Perspectives for treatment of brain trauma
The molecule also has potential to alleviate concentration difficulties and may be used in the treatment of serious diseases such as Parkinson’s and dementia. These diseases are often characterized by low energy levels in the brain, which inhibit its optimal functioning.
“Because lactate can take over the role of glucose in the brain under stressful or traumatic conditions, there have been experiments to increase lactate levels in people with concussion.
“Patients who cannot perform strenuous exercise will benefit greatly from a drug that can boost these levels,” explains Thomas Poulsen.
About this neuropharmacology, diet, and exercise research news
Author: Henriette Stevnhoej
Source: Aarhus University
Contact: Henriette Stevnhoej – Aarhus University
Image: The image is credited to Neuroscience News
Original Research: Open access.
“Preparation and Preclinical Characterization of a Simple Ester for Dual Exogenous Supply of Lactate and Beta-hydroxybutyrate” by Thomas Poulsen et al.
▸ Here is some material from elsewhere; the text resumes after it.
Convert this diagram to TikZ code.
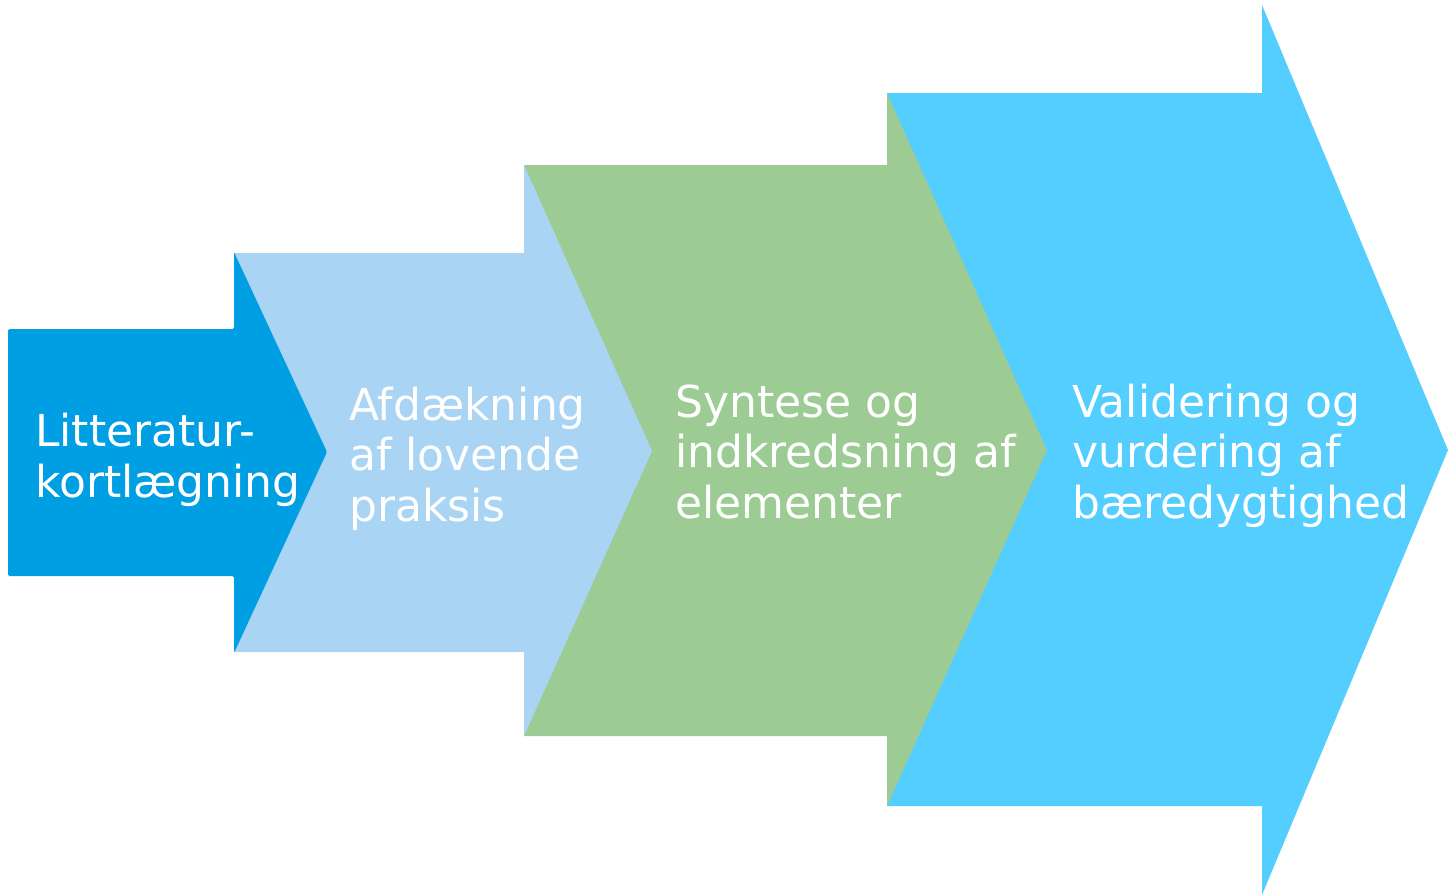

Journal of Agricultural and Food Chemistry
Abstract
Preparation and Preclinical Characterization of a Simple Ester for Dual Exogenous Supply of Lactate and Beta-hydroxybutyrate
Elevation of the plasma levels of (S)-lactate (Lac) and/or (R)-beta-hydroxybutyrate (BHB) occurs naturally in response to strenuous exercise and prolonged fasting, respectively, resulting in millimolar concentrations of these two metabolites.
It is increasingly appreciated that Lac and BHB have wide-ranging beneficial physiological effects, suggesting that novel nutritional solutions, compatible with high-level and/or sustained consumption, which allow direct control of plasma levels of Lac and BHB, are of strong interest.
In this study, we present a molecular hybrid between (S)-lactate and the BHB-precursor (R)-1,3-butanediol in the form of a simple ester referred to as LaKe.
We show that LaKe can be readily prepared on the kilogram scale and undergoes rapid hydrolytic conversion under a variety of physiological conditions to release its two constituents.
Oral ingestion of LaKe, in rats, resulted in dose-dependent elevation of plasma levels of Lac and BHB triggering expected physiological responses such as reduced lipolysis and elevation of the appetite-suppressing compound N-L-lactoyl-phenylalanine (Lac-Phe).